Galaxies wrap their black holes in loving arms

Contributed by
Jun 2, 2008

The thing about black holes is, they're black. That makes them hard to find, of course, but once you find one it's also hard to get any information about it. The only way we can figure out anything about them is by looking at how they affect things around them: how stars orbit them, how material falls in and gives off light, and so on.

After observing many galaxies over many decades, it was found that every large galaxy has a supermassive black hole at its core, where supermassive means thousands, millions, or even billions of times the mass of the Sun. The way to weigh a black hole is to carefully measure the velocity of stars in orbit around them; the faster they move, the more massive the black hole. Thanks to Kepler, we can use those measurements to get a decent estimate of the central black hole mass.

But this can be hard to do, especially for distant galaxies. It takes long exposure times, intensive analysis, and generally quite a bit of work. But now astronomers have announced a very interesting discovery: spiral galaxies with more massive central black holes tend to have their arms more tightly wrapped. Galaxies with lower mass black holes seem to have more loosely wound spiral arms.

Why this would be is something of a mystery, and to be honest the discovery is not on absolutely firm ground. What they have uncovered is a correlation, not a rock solid cause-and-effect, but their data so far look pretty good. This idea pans out, that means that getting the mass of the central black hole in a spiral galaxy may be as easy as simply taking the galaxy's snapshot and looking at the spiral arms. Incredibly, this means the central black hole's mass can be determined for galaxies that are eight billion light years away!

The Andromeda (left) and Triangulum (right) galaxies. Andromeda has tight arms and a massive black hole, while Triangulum has loose arms and a lightweight black hole. Images courtesy T. Rector and B. Wolpa, NOAO/AURA/NSF, and T. Rector and M. Hanna/NRAO/AUI/NSF/NOAO/AURA, repsectively.

So, for example, the Andromeda galaxy, which has a very massive black hole in its heart -- nearly 200 million times the mass of the Sun, or about 50 times the mass of the black hole in the center of our Milky Way -- has its arms relatively tightly wound up. But the Triangulum galaxy, which has loose arms, has a low-mass black hole in its core, just a few thousand times the Sun's mass.

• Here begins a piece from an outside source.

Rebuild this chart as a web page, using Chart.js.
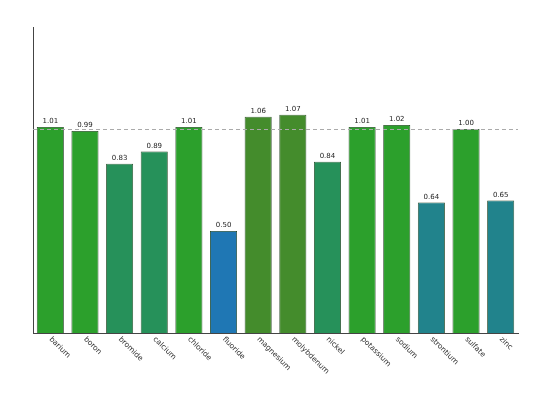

The mass of the central black hole turns out to be pretty important in the life of the galaxy... though probably not why you'd think. Even the most massive black hole is only a tiny fraction of the total mass of the parent galaxy -- far less than even 1%! But it turns out that the mass of the black hole seems to play an important role in how the galaxy itself forms. The black hole forms at roughly the same time as the galaxy itself. As the black hole gobbles down matter, it can get what is basically indigestion, eating material too quickly. This sets up a wind of matter that blows out from the black hole, and that in turn disturbs the gas in the galaxy. That gas is what forms stars, so the star formation history of the galaxy can be affected by its central black hole. This in turn can affect how mass gets distributed in the disk of the galaxy, and that's -- maybe -- why the arm structure is affected by the black hole.

However, galaxy history is fraught with danger. Galaxies collide, or slide past each other and mess each other up. This also affects how the disk and arms behave, so obviously this situation gets complicated quickly. Worse, dark matter may play a role as well, but it's not clear how that might work either. But if the result that black hole mass somehow correlates with the spiral arm shape is correct, that will give astronomers yet another handle on how galaxies interact with the monsters at their hearts.